Bunu siyasetçiler çözemez
ÖNCEKİ gece uyuyamadım.O günü hayal ettim.Türban konusu Anayasa Mahkemesi'nin önüne gelmiş ve karar verilmiş.
Çıkan karar ne mi?
Anayasa Mahkemesi, Meclis'te 411 oyla kabul edilen Anayasa değişikliğini onaylamış ve türbanlı kızların üniversiteye girmesi önündeki bütün engeller kalkmış.
Yıllardır bunun mücadelesini veren türbanlı kızlar memnun.
Aileleri mutlu.
Bunun "hasadını" toplamak isteyen siyasetçiler mest olmuşlar, kendilerince "tarihe mal olmuşlar".
Şimdi türban sorunu çözülmüş mü oldu?
Bazıları için belki evet, ama ya Türk toplumu için?
Ben "Evet çözüldü" diyemedim.
* * *
Sonra ikinci ihtimale geçtim.
Anayasa Mahkemesi, "Anayasa'nın değiştirilemez" denilen maddelerine aykırı bularak değişikliği iptal etmiş.
"Laik"kesimde büyük bir bayram.
Rektörler rahatlamış, üniversite kapıları, bir daha açılmamak üzere türbana kapanmış.
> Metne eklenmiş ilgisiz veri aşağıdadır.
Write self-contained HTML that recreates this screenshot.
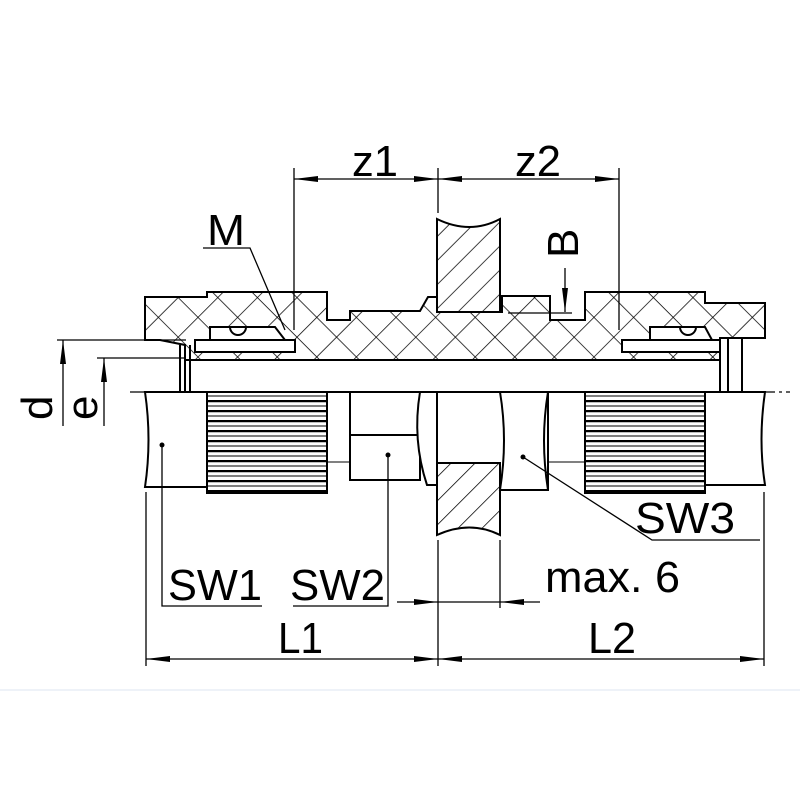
<!DOCTYPE html>
<html><head><meta charset="utf-8"><style>html,body{margin:0;padding:0;background:#fff}svg{display:block}text{font-family:"Liberation Sans",sans-serif;fill:#000}</style></head>
<body>
<svg width="800" height="800" viewBox="0 0 800 800" xmlns="http://www.w3.org/2000/svg">
<defs>
<pattern id="x" width="28" height="28" patternUnits="userSpaceOnUse" patternTransform="rotate(45)">
<rect width="28" height="28" fill="#fff"/>
<line x1="0" y1="0" x2="0" y2="28" stroke="#000" stroke-width="1.5"/>
<line x1="0" y1="0" x2="28" y2="0" stroke="#000" stroke-width="1.5"/>
</pattern>
<pattern id="d" width="17" height="17" patternUnits="userSpaceOnUse" patternTransform="rotate(-45)">
<rect width="17" height="17" fill="#fff"/>
<line x1="0" y1="0" x2="17" y2="0" stroke="#000" stroke-width="1.5"/>
</pattern>
<pattern id="k" width="10" height="10" patternUnits="userSpaceOnUse">
<rect width="10" height="10" fill="#fff"/>
<line x1="0" y1="1" x2="10" y2="1" stroke="#000" stroke-width="2.5"/>
<line x1="0" y1="6" x2="10" y2="6" stroke="#000" stroke-width="1"/>
</pattern>
<marker id="a" markerWidth="24" markerHeight="8" refX="24" refY="4" orient="auto" markerUnits="userSpaceOnUse"><path d="M0,1 L24,4 L0,7 Z" fill="#000"/></marker>
</defs>
<g stroke="#000" stroke-width="2" fill="none">
<path d="M145,297 H207 V292 H327 V320 H350 V311 H420 L428,297 H437 V312 H502 V296 H550 V320 H585 V292 H705 V303 H765 V338 H720 V360 H185 V345 L160,340 H145 Z" fill="url(#x)"/>
<rect x="185" y="360" width="535" height="32" fill="#fff"/>
<path d="M195,340 H295 V352 H195 Z" fill="#fff"/>
<path d="M210,327 H275 L285,340 H210 Z" fill="#fff"/>
<path d="M230,327 a8,8 0 0 0 16,0" />
<path d="M622,340 H720 V352 H622 Z" fill="#fff"/>
<path d="M650,327 H705 L712,340 H650 Z" fill="#fff"/>
<path d="M680,327 a8,8 0 0 0 16,0" />
<line x1="180" y1="345" x2="180" y2="392"/>
<line x1="190" y1="345" x2="190" y2="392"/>
<line x1="728" y1="338" x2="728" y2="392"/>
<line x1="742" y1="338" x2="742" y2="392"/>
<path d="M437,219 Q470,235 500,219 V312 H437 Z" fill="url(#d)"/>
<path d="M437,463 H500 V535 Q470,520 437,535 Z" fill="url(#d)"/>
<path d="M145,392 H207 V487 H145 Q152,440 145,392 Z" fill="#fff"/>
<rect x="207" y="392" width="120" height="101" fill="url(#k)"/>
<path d="M350,392 H420 V480 H350 Z" fill="#fff"/>
<line x1="350" y1="435" x2="420" y2="435"/>
<path d="M420,392 Q412,440 427,485 H437 V392 Z" fill="#fff"/>
<path d="M500,392 H548 V490 H500 Q508,440 500,392 Z" fill="#fff"/>
<path d="M548,392 Q540,440 548,490" />
<rect x="585" y="392" width="120" height="101" fill="url(#k)"/>
<path d="M705,392 H765 Q758,440 765,485 H705 Z" fill="#fff"/>
<line x1="327" y1="462" x2="350" y2="462" stroke-width="1"/>
<line x1="548" y1="462" x2="585" y2="462" stroke-width="1"/>
</g>
<g stroke="#000" stroke-width="1.3" fill="none">
<line x1="130" y1="392" x2="790" y2="392" stroke-dasharray="30,4,3,4"/>
<line x1="294" y1="168" x2="294" y2="330"/>
<line x1="438" y1="168" x2="438" y2="213"/>
<line x1="619" y1="168" x2="619" y2="330"/>
<line x1="366" y1="179" x2="294" y2="179" marker-end="url(#a)"/>
<line x1="366" y1="179" x2="438" y2="179" marker-end="url(#a)"/>
<line x1="528" y1="179" x2="438" y2="179" marker-end="url(#a)"/>
<line x1="528" y1="179" x2="619" y2="179" marker-end="url(#a)"/>
<line x1="146" y1="492" x2="146" y2="666"/>
<line x1="764" y1="492" x2="764" y2="666"/>
<line x1="438" y1="540" x2="438" y2="666"/>
<line x1="290" y1="659" x2="146" y2="659" marker-end="url(#a)"/>
<line x1="290" y1="659" x2="438" y2="659" marker-end="url(#a)"/>
<line x1="600" y1="659" x2="438" y2="659" marker-end="url(#a)"/>
<line x1="600" y1="659" x2="764" y2="659" marker-end="url(#a)"/>
<line x1="500" y1="540" x2="500" y2="608"/>
<line x1="397" y1="602" x2="438" y2="602" marker-end="url(#a)"/>
<line x1="540" y1="602" x2="500" y2="602" marker-end="url(#a)"/>
<line x1="438" y1="602" x2="500" y2="602"/>
<line x1="57" y1="340" x2="186" y2="340"/>
<line x1="97" y1="358" x2="186" y2="358"/>
<line x1="63" y1="426" x2="63" y2="340" marker-end="url(#a)"/>
<line x1="104" y1="426" x2="104" y2="358" marker-end="url(#a)"/>
<line x1="565" y1="268" x2="565" y2="312" marker-end="url(#a)"/>
<line x1="508" y1="313" x2="572" y2="313"/>
<polyline points="203,248 250,248 285,330"/>
<polyline points="162,445 162,606 262,606"/>
<polyline points="388,455 388,606 293,606"/>
<polyline points="523,457 652,540 760,540"/>
</g>
<circle cx="162" cy="445" r="2.5"/><circle cx="388" cy="455" r="2.5"/><circle cx="523" cy="457" r="2.5"/>
<line x1="0" y1="690" x2="800" y2="690" stroke="#eef2f8" stroke-width="2"/>
<g font-size="44">
<text x="352" y="176" textLength="46" lengthAdjust="spacingAndGlyphs">z1</text>
<text x="515" y="176" textLength="46" lengthAdjust="spacingAndGlyphs">z2</text>
<text x="207" y="245" textLength="38" lengthAdjust="spacingAndGlyphs">M</text>
<text x="168" y="600" textLength="94" lengthAdjust="spacingAndGlyphs">SW1</text>
<text x="290" y="600" textLength="95" lengthAdjust="spacingAndGlyphs">SW2</text>
<text x="635" y="533" textLength="100" lengthAdjust="spacingAndGlyphs">SW3</text>
<text x="545" y="592" textLength="135" lengthAdjust="spacingAndGlyphs">max. 6</text>
<text x="278" y="653" textLength="45" lengthAdjust="spacingAndGlyphs">L1</text>
<text x="588" y="653" textLength="48" lengthAdjust="spacingAndGlyphs">L2</text>
<text transform="translate(578,258) rotate(-90)">B</text>
<text transform="translate(52,420) rotate(-90)">d</text>
<text transform="translate(97,420) rotate(-90)">e</text>
</g>
</svg>
</body></html>
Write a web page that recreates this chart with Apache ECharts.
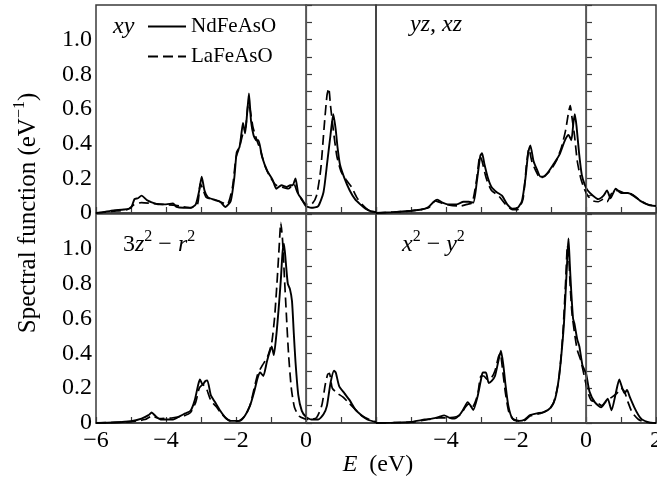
<!DOCTYPE html>
<html><head><meta charset="utf-8">
<script src="https://cdn.jsdelivr.net/npm/echarts@6/dist/echarts.min.js"></script>
<style>html,body{margin:0;padding:0;background:#fff}#c{width:657px;height:482px}</style>
</head><body><div id="c"></div>
<script>
// ---- data (E in eV, spectral function in 1/eV) ----
const xTickLabels = [-6, -4, -2, 0, 2];
const yTickLabels = [0, 0.2, 0.4, 0.6, 0.8, 1.0];
const seriesNames = ['NdFeAsO', 'LaFeAsO'];

const ndXY = [[-6,0],[-5.8,0.005],[-5.5,0.015],[-5.2,0.02],[-5.0,0.03],[-4.9,0.08],[-4.8,0.085],[-4.7,0.10],[-4.55,0.075],[-4.45,0.065],[-4.2,0.05],[-4.0,0.05],[-3.8,0.055],[-3.7,0.035],[-3.5,0.03],[-3.3,0.03],[-3.15,0.05],[-3.05,0.13],[-2.98,0.21],[-2.9,0.13],[-2.8,0.09],[-2.6,0.075],[-2.45,0.065],[-2.3,0.035],[-2.15,0.07],[-2.05,0.2],[-1.98,0.35],[-1.9,0.38],[-1.85,0.45],[-1.8,0.52],[-1.74,0.46],[-1.68,0.58],[-1.63,0.69],[-1.57,0.53],[-1.5,0.45],[-1.42,0.42],[-1.36,0.42],[-1.25,0.32],[-1.1,0.24],[-0.95,0.19],[-0.85,0.14],[-0.7,0.16],[-0.55,0.15],[-0.45,0.16],[-0.38,0.16],[-0.3,0.2],[-0.22,0.11],[-0.12,0.08],[0,0.04],[0.15,0.03],[0.35,0.04],[0.5,0.12],[0.6,0.28],[0.7,0.45],[0.78,0.57],[0.85,0.48],[0.9,0.38],[0.97,0.28],[1.1,0.2],[1.25,0.13],[1.4,0.08],[1.55,0.05],[1.7,0.025],[1.85,0.01],[2,0.005]];
const laXY = [[-6,0],[-5.5,0.01],[-5.1,0.02],[-4.9,0.05],[-4.7,0.06],[-4.4,0.055],[-4.1,0.05],[-3.8,0.045],[-3.6,0.04],[-3.3,0.03],[-3.1,0.05],[-3.02,0.17],[-2.95,0.14],[-2.85,0.09],[-2.6,0.075],[-2.4,0.06],[-2.25,0.05],[-2.1,0.15],[-2.0,0.32],[-1.9,0.38],[-1.8,0.46],[-1.72,0.5],[-1.65,0.63],[-1.6,0.6],[-1.52,0.5],[-1.42,0.43],[-1.3,0.36],[-1.15,0.26],[-1.0,0.2],[-0.85,0.16],[-0.7,0.15],[-0.5,0.14],[-0.35,0.17],[-0.25,0.12],[-0.1,0.07],[0,0.05],[0.15,0.05],[0.3,0.1],[0.42,0.25],[0.52,0.5],[0.6,0.68],[0.65,0.72],[0.7,0.62],[0.78,0.48],[0.88,0.33],[1.0,0.24],[1.15,0.19],[1.3,0.15],[1.45,0.09],[1.6,0.05],[1.8,0.015],[2,0.005]];
const ndYZ = [[-6,0],[-5.5,0.005],[-5,0.013],[-4.7,0.02],[-4.5,0.035],[-4.35,0.065],[-4.25,0.077],[-4.1,0.06],[-3.95,0.05],[-3.7,0.05],[-3.5,0.065],[-3.35,0.065],[-3.22,0.06],[-3.12,0.18],[-3.02,0.33],[-2.97,0.345],[-2.9,0.28],[-2.8,0.2],[-2.7,0.15],[-2.55,0.12],[-2.4,0.1],[-2.25,0.05],[-2.1,0.025],[-1.95,0.03],[-1.83,0.07],[-1.73,0.2],[-1.65,0.35],[-1.59,0.39],[-1.5,0.3],[-1.4,0.25],[-1.3,0.21],[-1.2,0.21],[-1.1,0.23],[-1.0,0.26],[-0.9,0.29],[-0.75,0.34],[-0.6,0.42],[-0.5,0.45],[-0.42,0.42],[-0.36,0.52],[-0.32,0.57],[-0.27,0.5],[-0.2,0.35],[-0.12,0.22],[-0.03,0.16],[0.05,0.13],[0.2,0.1],[0.35,0.08],[0.5,0.1],[0.6,0.13],[0.7,0.085],[0.85,0.14],[1.0,0.115],[1.2,0.115],[1.35,0.1],[1.55,0.07],[1.8,0.045],[2,0.04]];
const laYZ = [[-6,0],[-5,0.012],[-4.5,0.03],[-4.3,0.07],[-4.1,0.055],[-3.9,0.045],[-3.6,0.04],[-3.4,0.05],[-3.25,0.06],[-3.12,0.2],[-3.03,0.33],[-2.97,0.3],[-2.85,0.2],[-2.7,0.13],[-2.5,0.1],[-2.3,0.05],[-2.1,0.02],[-1.95,0.02],[-1.8,0.08],[-1.7,0.28],[-1.63,0.37],[-1.55,0.3],[-1.45,0.25],[-1.3,0.2],[-1.15,0.22],[-1.0,0.25],[-0.85,0.3],[-0.7,0.38],[-0.58,0.48],[-0.5,0.58],[-0.45,0.62],[-0.4,0.55],[-0.33,0.45],[-0.25,0.3],[-0.15,0.2],[-0.05,0.14],[0.05,0.1],[0.2,0.07],[0.35,0.065],[0.5,0.08],[0.6,0.065],[0.75,0.12],[0.9,0.13],[1.1,0.115],[1.3,0.11],[1.5,0.08],[1.75,0.05],[2,0.04]];
const nd3Z = [[-6,0],[-5.5,0.003],[-5.0,0.01],[-4.7,0.025],[-4.5,0.045],[-4.41,0.06],[-4.3,0.04],[-4.15,0.02],[-3.8,0.02],[-3.6,0.04],[-3.45,0.055],[-3.3,0.07],[-3.18,0.13],[-3.08,0.22],[-3.03,0.25],[-2.95,0.22],[-2.88,0.24],[-2.82,0.245],[-2.72,0.16],[-2.6,0.12],[-2.45,0.07],[-2.3,0.03],[-2.15,0.012],[-1.9,0.012],[-1.75,0.04],[-1.6,0.1],[-1.48,0.18],[-1.38,0.26],[-1.31,0.29],[-1.22,0.27],[-1.12,0.35],[-1.05,0.4],[-0.98,0.44],[-0.92,0.39],[-0.85,0.5],[-0.78,0.66],[-0.72,0.82],[-0.67,0.98],[-0.63,1.03],[-0.58,0.93],[-0.52,0.8],[-0.46,0.77],[-0.4,0.7],[-0.35,0.52],[-0.3,0.35],[-0.22,0.16],[-0.12,0.07],[0,0.035],[0.15,0.02],[0.35,0.02],[0.5,0.05],[0.6,0.1],[0.7,0.23],[0.8,0.3],[0.85,0.29],[0.95,0.21],[1.1,0.17],[1.25,0.13],[1.4,0.08],[1.55,0.05],[1.75,0.02],[2,0.005]];
const la3Z = [[-6,0],[-5,0.008],[-4.6,0.02],[-4.4,0.04],[-4.2,0.025],[-3.8,0.03],[-3.5,0.04],[-3.3,0.06],[-3.15,0.12],[-3.05,0.2],[-2.95,0.22],[-2.85,0.2],[-2.72,0.13],[-2.55,0.09],[-2.4,0.05],[-2.2,0.015],[-1.95,0.01],[-1.75,0.04],[-1.6,0.1],[-1.48,0.2],[-1.38,0.28],[-1.25,0.33],[-1.1,0.38],[-0.98,0.46],[-0.9,0.6],[-0.83,0.8],[-0.77,1.0],[-0.72,1.15],[-0.67,1.05],[-0.62,0.85],[-0.56,0.62],[-0.5,0.4],[-0.42,0.2],[-0.33,0.09],[-0.2,0.04],[-0.05,0.025],[0.1,0.02],[0.3,0.03],[0.45,0.1],[0.55,0.22],[0.62,0.28],[0.67,0.285],[0.75,0.2],[0.9,0.17],[1.05,0.15],[1.2,0.12],[1.4,0.08],[1.6,0.04],[2,0.005]];
const ndX2 = [[-6,0],[-5.5,0.002],[-5,0.006],[-4.6,0.02],[-4.4,0.025],[-4.2,0.035],[-4.05,0.044],[-3.9,0.03],[-3.76,0.025],[-3.6,0.05],[-3.5,0.08],[-3.38,0.12],[-3.3,0.1],[-3.22,0.075],[-3.1,0.15],[-3.0,0.25],[-2.95,0.29],[-2.86,0.29],[-2.78,0.23],[-2.7,0.24],[-2.6,0.27],[-2.5,0.36],[-2.43,0.415],[-2.36,0.33],[-2.3,0.22],[-2.22,0.1],[-2.1,0.025],[-1.9,0.012],[-1.75,0.02],[-1.6,0.045],[-1.4,0.055],[-1.2,0.063],[-1.0,0.09],[-0.88,0.14],[-0.78,0.25],[-0.7,0.4],[-0.63,0.57],[-0.57,0.8],[-0.52,1.0],[-0.5,1.06],[-0.46,0.9],[-0.42,0.75],[-0.37,0.6],[-0.33,0.57],[-0.25,0.48],[-0.19,0.44],[-0.1,0.33],[0,0.285],[0.1,0.18],[0.25,0.12],[0.43,0.09],[0.55,0.12],[0.62,0.14],[0.73,0.073],[0.85,0.17],[0.95,0.25],[1.02,0.21],[1.1,0.17],[1.17,0.19],[1.25,0.15],[1.38,0.09],[1.5,0.045],[1.6,0.02],[1.8,0.004],[2,0]];
const laX2 = [[-6,0],[-5,0.005],[-4.5,0.02],[-4.2,0.03],[-3.9,0.03],[-3.6,0.045],[-3.45,0.09],[-3.35,0.11],[-3.25,0.09],[-3.1,0.16],[-3.0,0.27],[-2.92,0.27],[-2.82,0.25],[-2.7,0.26],[-2.6,0.3],[-2.5,0.38],[-2.45,0.4],[-2.38,0.3],[-2.3,0.17],[-2.2,0.06],[-2.05,0.015],[-1.8,0.01],[-1.6,0.04],[-1.3,0.055],[-1.05,0.08],[-0.92,0.12],[-0.8,0.22],[-0.72,0.36],[-0.65,0.55],[-0.58,0.82],[-0.53,1.02],[-0.49,0.95],[-0.45,0.78],[-0.4,0.63],[-0.33,0.52],[-0.25,0.42],[-0.15,0.36],[-0.05,0.27],[0.05,0.18],[0.15,0.13],[0.3,0.12],[0.45,0.1],[0.6,0.13],[0.75,0.15],[0.88,0.17],[1.0,0.2],[1.1,0.18],[1.2,0.12],[1.32,0.06],[1.5,0.02],[1.7,0.005],[2,0]];

const panelData = [[ndXY, laXY], [ndYZ, laYZ], [nd3Z, la3Z], [ndX2, laX2]];

// ---- styling / layout ----
const FONT = '"Liberation Serif","Times New Roman",Times,serif';
const INK = '#000';
const FRAME = '#3a3a3a';
const gridBoxes = [
  {left: 96, top: 5, width: 280, height: 208},
  {left: 376, top: 5, width: 280, height: 208},
  {left: 96, top: 214, width: 280, height: 209},
  {left: 376, top: 214, width: 280, height: 209}
];
const minus = s => String(s).replace('-', '\u2212');

const grid = gridBoxes.map(b => Object.assign({
  show: true, borderColor: FRAME, borderWidth: 1.5, backgroundColor: 'transparent',
  containLabel: false, outerBoundsMode: 'none'
}, b));

const xAxis = gridBoxes.map((b, i) => ({
  type: 'value', gridIndex: i, min: -6, max: 2, interval: 1,
  axisLine: {show: true, lineStyle: {color: FRAME, width: 1.5}},
  axisTick: {show: true, inside: true, length: 6, lineStyle: {color: FRAME, width: 1.2}},
  splitLine: {show: false},
  axisLabel: {
    show: i >= 2, margin: 6, color: INK, fontFamily: FONT, fontSize: 24,
    formatter: v => {
      if (!xTickLabels.includes(v)) return '';
      if (i === 2 && v === 2) return '';
      if (i === 3 && v === -6) return '';
      return minus(v);
    }
  }
}));

const yAxis = gridBoxes.map((b, i) => ({
  type: 'value', gridIndex: i, min: 0, max: 1.2, interval: 0.1,
  axisLine: {show: true, lineStyle: {color: FRAME, width: 1.5}},
  axisTick: {show: true, inside: true, length: 6, lineStyle: {color: FRAME, width: 1.2}},
  splitLine: {show: false},
  axisLabel: {
    show: i % 2 === 0, margin: 4, color: INK, fontFamily: FONT, fontSize: 24,
    formatter: v => {
      const k = Math.round(v * 10);
      const hit = yTickLabels.find(t => Math.round(t * 10) === k);
      if (hit === undefined) return '';
      return k === 0 ? '0' : (k / 10).toFixed(1);
    }
  }
}));

const series = [];
panelData.forEach((pair, i) => {
  pair.forEach((d, j) => {
    series.push({
      name: seriesNames[j], type: 'line', xAxisIndex: i, yAxisIndex: i,
      data: d, symbol: 'none', smooth: 0.2, silent: true, animation: false,
      lineStyle: j === 0 ? {color: INK, width: 1.9, type: 'solid'}
                         : {color: INK, width: 1.7, type: [10, 5]},
      itemStyle: {color: INK},
      markLine: j === 0 ? {
        silent: true, symbol: ['none', 'none'], label: {show: false}, animation: false,
        lineStyle: {color: '#555', width: 1.2, type: 'solid'},
        data: [{xAxis: 0}]
      } : undefined
    });
  });
});

const sup = {fontFamily: FONT, fontSize: 16, lineHeight: 16, verticalAlign: 'top', fill: INK, color: INK};
const nrm = {fontFamily: FONT, fontSize: 24, lineHeight: 32, fill: INK, color: INK};
const ita = {fontFamily: FONT, fontSize: 24, lineHeight: 32, fontStyle: 'italic', fill: INK, color: INK};

const graphic = [
  {type: 'text', x: 28, y: 213, rotation: Math.PI / 2, silent: true,
   style: {text: '{a|Spectral function (eV}{s|\u22121}{a|)}', align: 'center', verticalAlign: 'middle',
           textAlign: 'center', textVerticalAlign: 'middle',
           rich: {a: Object.assign({}, nrm, {fontSize: 25}), s: sup}}},
  {type: 'text', x: 378, y: 465, silent: true,
   style: {text: '{i|E}{n|  (eV)}', align: 'center', verticalAlign: 'middle',
           textAlign: 'center', textVerticalAlign: 'middle', rich: {i: ita, n: nrm}}},
  {type: 'text', x: 113, y: 27, silent: true,
   style: {text: '{i|xy}', verticalAlign: 'middle', textVerticalAlign: 'middle', rich: {i: ita}}},
  {type: 'text', x: 410, y: 25, silent: true,
   style: {text: '{i|yz, xz}', verticalAlign: 'middle', textVerticalAlign: 'middle', rich: {i: ita}}},
  {type: 'text', x: 123, y: 245, silent: true,
   style: {text: '{n|3}{i|z}{s|2}{n| \u2212 }{i|r}{s|2}', verticalAlign: 'middle', textVerticalAlign: 'middle',
           rich: {n: nrm, i: ita, s: sup}}},
  {type: 'text', x: 402, y: 245, silent: true,
   style: {text: '{i|x}{s|2}{n| \u2212 }{i|y}{s|2}', verticalAlign: 'middle', textVerticalAlign: 'middle',
           rich: {n: nrm, i: ita, s: sup}}}
];

const chart = echarts.init(document.getElementById('c'), null, {renderer: 'canvas'});
chart.setOption({
  animation: false,
  backgroundColor: '#fff',
  grid, xAxis, yAxis, series, graphic,
  legend: {
    show: true, orient: 'vertical', left: 147, top: 16, padding: 0,
    itemWidth: 38, itemHeight: 12, itemGap: 9, selectedMode: false,
    itemStyle: {opacity: 0, borderWidth: 0},
    data: seriesNames,
    textStyle: {fontFamily: FONT, fontSize: 21, color: INK}
  },
  tooltip: {show: false}
});
</script>
</body></html>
Bu karar çıkarsa türban sorunu çözülmüş mü oluyor?
Bazıları için belki evet, ama ya Türk toplumu için?
Ben "Evet" cevabı veremedim.
Veremedim, çünkü şunu çok iyi biliyorum:
Türban konusu akıl almaz bir hesap ve hoyratlıkla, bir hançer gibi Türk toplumunun bağrına saplanmıştır.
Onu oradan çıkarmak sanıldığı kadar kolay olmayacak.
Bir taraftan zafer, öteki taraftan ağıt sesleri gelmeye devam ettikçe, o bıçak saplandığı yerde duracaktır.
Öyleyse hiç mi umut yok?
Var elbette...
* * *
İşe "Türban sorununu kim çözemez" sorusuyla başlamak gerekiyor.
Artık şuna kesinlikle inanıyorum:
"Siyasiler türban sorununu çözemez."
Çünkü hangi siyasetçi olursa olsun, türban artık bir "oy meselesidir".
O "hasat toplamak" sözü var ya, o da hepimizin bağrına bıçak gibi saplanmıştır.
Bu ülkeyi seviyorsak, ilk işimiz, türban sorununu "siyasi hasat" meselesi olarak görenlerin elinden almak olmalı.
İkinci adım şu: Devlet dairelerinin, Meclis çatısının, ilk ve ortaöğretimin kapılarını ister siyasi, ister dini simge olarak türbana kesinlikle ve sonsuza kadar kapatacak bir sosyal mutabakatı kurmalıyız.
Sonra, küçük şehirlerde türban takmayan kızlar üzerinde baskı oluşmasını engelleyecek iklimi hazırlamalıyız.
Bu güven ortamı oluştuktan sonra türbanı ele alıp, reşit genç kızlara üniversite kapılarını açmalıyız.
Yakın tarihi hatırlayalım.
Türkiye ile Yunanistan arasındaki ilişkiler, siyasetçiler aradan çekildikten, iki ülkenin insanları ve sivil kurumları diplomasiyi ellerine aldıktan sonra yumuşamaya başladı.
* * *
Gelelim Başbakan'a ve onun "Biz yüzde 73'üz, siz yüzde 27" hesabına.
Türban sorunu bu basit matematikle çözülemez, çözülmemelidir.
Türbanı isteyenler yüzde 73, ötekiler azınlıkta olduğuna göre bu iş çözülmüştür hesabı tutmaz.
O zaman aynı mantıkla öteki sorunları da çözmeye devam edelim.
Kürtler azınlıkta olduğuna göre, Türkler istediğini yapabilir.
Aleviler azınlıkta olduğuna göre, Sünniler istediğini yapabilir.
Hele hele eşcinseller en azınlıkta olduğuna göre, çoğunluk onları linç edebilir.
Bugünün demokrasisinde böyle basit bir matematik çoğunluk hoyratlığı yok.
Türkiye, bunların hepsinden oluşan bir ülke.
Kendini "çoğunluk" görenlerin de, "azınlık psikolojisine" mahkûm edilen insanların da hepsinden oluşan bir ülke.
İşte o yüzden diyorum.
Türbanı, "hasat mevsiminin" heyecanı ile kendinden geçmiş siyasetçilerin elinden alma zamanı geldi.